[START]
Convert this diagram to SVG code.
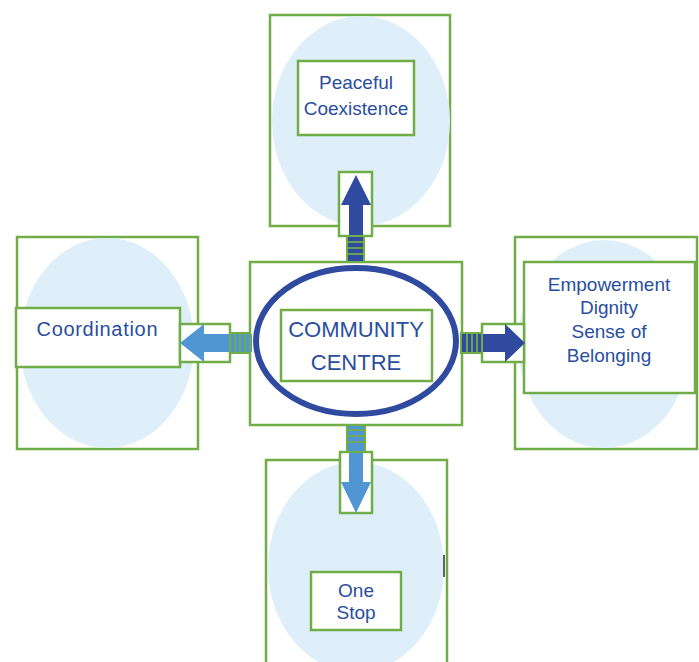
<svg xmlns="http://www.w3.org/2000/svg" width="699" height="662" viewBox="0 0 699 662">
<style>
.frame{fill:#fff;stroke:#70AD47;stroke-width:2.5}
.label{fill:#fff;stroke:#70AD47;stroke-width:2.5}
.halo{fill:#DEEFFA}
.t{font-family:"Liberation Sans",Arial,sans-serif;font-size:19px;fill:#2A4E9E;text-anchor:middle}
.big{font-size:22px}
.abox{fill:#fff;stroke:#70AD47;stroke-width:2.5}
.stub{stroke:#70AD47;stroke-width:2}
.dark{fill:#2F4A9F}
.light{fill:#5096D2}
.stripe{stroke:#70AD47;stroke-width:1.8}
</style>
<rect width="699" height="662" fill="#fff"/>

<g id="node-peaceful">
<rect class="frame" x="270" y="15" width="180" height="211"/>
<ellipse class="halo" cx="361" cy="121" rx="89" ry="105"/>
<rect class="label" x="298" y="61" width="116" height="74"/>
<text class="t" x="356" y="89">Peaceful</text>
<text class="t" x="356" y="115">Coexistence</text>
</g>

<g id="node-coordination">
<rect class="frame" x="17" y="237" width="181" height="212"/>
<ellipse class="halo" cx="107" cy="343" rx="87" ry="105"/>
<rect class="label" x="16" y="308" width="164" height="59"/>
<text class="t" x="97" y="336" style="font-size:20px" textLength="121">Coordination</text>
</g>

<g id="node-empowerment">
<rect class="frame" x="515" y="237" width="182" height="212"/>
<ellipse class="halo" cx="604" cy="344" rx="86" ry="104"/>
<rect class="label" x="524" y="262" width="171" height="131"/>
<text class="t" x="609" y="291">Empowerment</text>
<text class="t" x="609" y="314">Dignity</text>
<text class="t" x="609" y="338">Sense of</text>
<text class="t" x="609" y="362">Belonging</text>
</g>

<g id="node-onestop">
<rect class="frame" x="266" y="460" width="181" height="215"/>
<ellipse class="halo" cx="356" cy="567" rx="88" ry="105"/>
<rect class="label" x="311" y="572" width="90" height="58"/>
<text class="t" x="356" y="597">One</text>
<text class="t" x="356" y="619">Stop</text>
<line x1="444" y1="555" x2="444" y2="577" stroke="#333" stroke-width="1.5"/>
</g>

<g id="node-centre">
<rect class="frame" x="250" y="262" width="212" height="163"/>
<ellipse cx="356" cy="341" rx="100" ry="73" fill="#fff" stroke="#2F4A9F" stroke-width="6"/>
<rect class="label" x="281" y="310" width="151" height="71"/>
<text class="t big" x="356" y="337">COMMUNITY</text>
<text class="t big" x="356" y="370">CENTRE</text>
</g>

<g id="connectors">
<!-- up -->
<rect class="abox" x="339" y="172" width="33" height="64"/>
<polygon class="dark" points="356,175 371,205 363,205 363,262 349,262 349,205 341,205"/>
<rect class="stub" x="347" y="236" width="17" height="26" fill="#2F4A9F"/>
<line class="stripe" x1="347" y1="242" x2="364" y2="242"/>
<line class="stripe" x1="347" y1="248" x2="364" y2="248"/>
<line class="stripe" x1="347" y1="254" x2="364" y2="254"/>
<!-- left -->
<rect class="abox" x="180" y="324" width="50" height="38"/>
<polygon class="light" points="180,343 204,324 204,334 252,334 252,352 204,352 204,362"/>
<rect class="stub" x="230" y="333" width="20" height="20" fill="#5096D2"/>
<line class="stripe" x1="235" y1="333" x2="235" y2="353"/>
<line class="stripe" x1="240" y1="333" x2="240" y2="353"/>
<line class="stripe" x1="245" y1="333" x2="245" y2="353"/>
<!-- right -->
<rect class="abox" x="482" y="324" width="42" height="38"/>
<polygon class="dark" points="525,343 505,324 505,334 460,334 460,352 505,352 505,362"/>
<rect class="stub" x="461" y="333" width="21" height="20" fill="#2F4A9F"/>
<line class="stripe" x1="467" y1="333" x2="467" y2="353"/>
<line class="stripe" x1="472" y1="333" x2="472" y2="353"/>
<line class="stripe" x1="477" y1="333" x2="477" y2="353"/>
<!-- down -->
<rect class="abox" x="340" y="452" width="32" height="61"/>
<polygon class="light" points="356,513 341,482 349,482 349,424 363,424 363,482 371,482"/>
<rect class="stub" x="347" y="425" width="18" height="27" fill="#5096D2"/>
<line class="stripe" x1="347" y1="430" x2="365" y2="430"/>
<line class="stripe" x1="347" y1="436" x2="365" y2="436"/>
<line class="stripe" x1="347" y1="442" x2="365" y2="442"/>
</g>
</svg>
[END]
▸ WHAT YOU WILL DO
Without the pictures, copy the material exactly as given.

▸ RESPONSE
Convert this diagram to SVG code.
<svg xmlns="http://www.w3.org/2000/svg" width="699" height="662" viewBox="0 0 699 662">
<style>
.frame{fill:#fff;stroke:#70AD47;stroke-width:2.5}
.label{fill:#fff;stroke:#70AD47;stroke-width:2.5}
.halo{fill:#DEEFFA}
.t{font-family:"Liberation Sans",Arial,sans-serif;font-size:19px;fill:#2A4E9E;text-anchor:middle}
.big{font-size:22px}
.abox{fill:#fff;stroke:#70AD47;stroke-width:2.5}
.stub{stroke:#70AD47;stroke-width:2}
.dark{fill:#2F4A9F}
.light{fill:#5096D2}
.stripe{stroke:#70AD47;stroke-width:1.8}
</style>
<rect width="699" height="662" fill="#fff"/>

<g id="node-peaceful">
<rect class="frame" x="270" y="15" width="180" height="211"/>
<ellipse class="halo" cx="361" cy="121" rx="89" ry="105"/>
<rect class="label" x="298" y="61" width="116" height="74"/>
<text class="t" x="356" y="89">Peaceful</text>
<text class="t" x="356" y="115">Coexistence</text>
</g>

<g id="node-coordination">
<rect class="frame" x="17" y="237" width="181" height="212"/>
<ellipse class="halo" cx="107" cy="343" rx="87" ry="105"/>
<rect class="label" x="16" y="308" width="164" height="59"/>
<text class="t" x="97" y="336" style="font-size:20px" textLength="121">Coordination</text>
</g>

<g id="node-empowerment">
<rect class="frame" x="515" y="237" width="182" height="212"/>
<ellipse class="halo" cx="604" cy="344" rx="86" ry="104"/>
<rect class="label" x="524" y="262" width="171" height="131"/>
<text class="t" x="609" y="291">Empowerment</text>
<text class="t" x="609" y="314">Dignity</text>
<text class="t" x="609" y="338">Sense of</text>
<text class="t" x="609" y="362">Belonging</text>
</g>

<g id="node-onestop">
<rect class="frame" x="266" y="460" width="181" height="215"/>
<ellipse class="halo" cx="356" cy="567" rx="88" ry="105"/>
<rect class="label" x="311" y="572" width="90" height="58"/>
<text class="t" x="356" y="597">One</text>
<text class="t" x="356" y="619">Stop</text>
<line x1="444" y1="555" x2="444" y2="577" stroke="#333" stroke-width="1.5"/>
</g>

<g id="node-centre">
<rect class="frame" x="250" y="262" width="212" height="163"/>
<ellipse cx="356" cy="341" rx="100" ry="73" fill="#fff" stroke="#2F4A9F" stroke-width="6"/>
<rect class="label" x="281" y="310" width="151" height="71"/>
<text class="t big" x="356" y="337">COMMUNITY</text>
<text class="t big" x="356" y="370">CENTRE</text>
</g>

<g id="connectors">
<!-- up -->
<rect class="abox" x="339" y="172" width="33" height="64"/>
<polygon class="dark" points="356,175 371,205 363,205 363,262 349,262 349,205 341,205"/>
<rect class="stub" x="347" y="236" width="17" height="26" fill="#2F4A9F"/>
<line class="stripe" x1="347" y1="242" x2="364" y2="242"/>
<line class="stripe" x1="347" y1="248" x2="364" y2="248"/>
<line class="stripe" x1="347" y1="254" x2="364" y2="254"/>
<!-- left -->
<rect class="abox" x="180" y="324" width="50" height="38"/>
<polygon class="light" points="180,343 204,324 204,334 252,334 252,352 204,352 204,362"/>
<rect class="stub" x="230" y="333" width="20" height="20" fill="#5096D2"/>
<line class="stripe" x1="235" y1="333" x2="235" y2="353"/>
<line class="stripe" x1="240" y1="333" x2="240" y2="353"/>
<line class="stripe" x1="245" y1="333" x2="245" y2="353"/>
<!-- right -->
<rect class="abox" x="482" y="324" width="42" height="38"/>
<polygon class="dark" points="525,343 505,324 505,334 460,334 460,352 505,352 505,362"/>
<rect class="stub" x="461" y="333" width="21" height="20" fill="#2F4A9F"/>
<line class="stripe" x1="467" y1="333" x2="467" y2="353"/>
<line class="stripe" x1="472" y1="333" x2="472" y2="353"/>
<line class="stripe" x1="477" y1="333" x2="477" y2="353"/>
<!-- down -->
<rect class="abox" x="340" y="452" width="32" height="61"/>
<polygon class="light" points="356,513 341,482 349,482 349,424 363,424 363,482 371,482"/>
<rect class="stub" x="347" y="425" width="18" height="27" fill="#5096D2"/>
<line class="stripe" x1="347" y1="430" x2="365" y2="430"/>
<line class="stripe" x1="347" y1="436" x2="365" y2="436"/>
<line class="stripe" x1="347" y1="442" x2="365" y2="442"/>
</g>
</svg>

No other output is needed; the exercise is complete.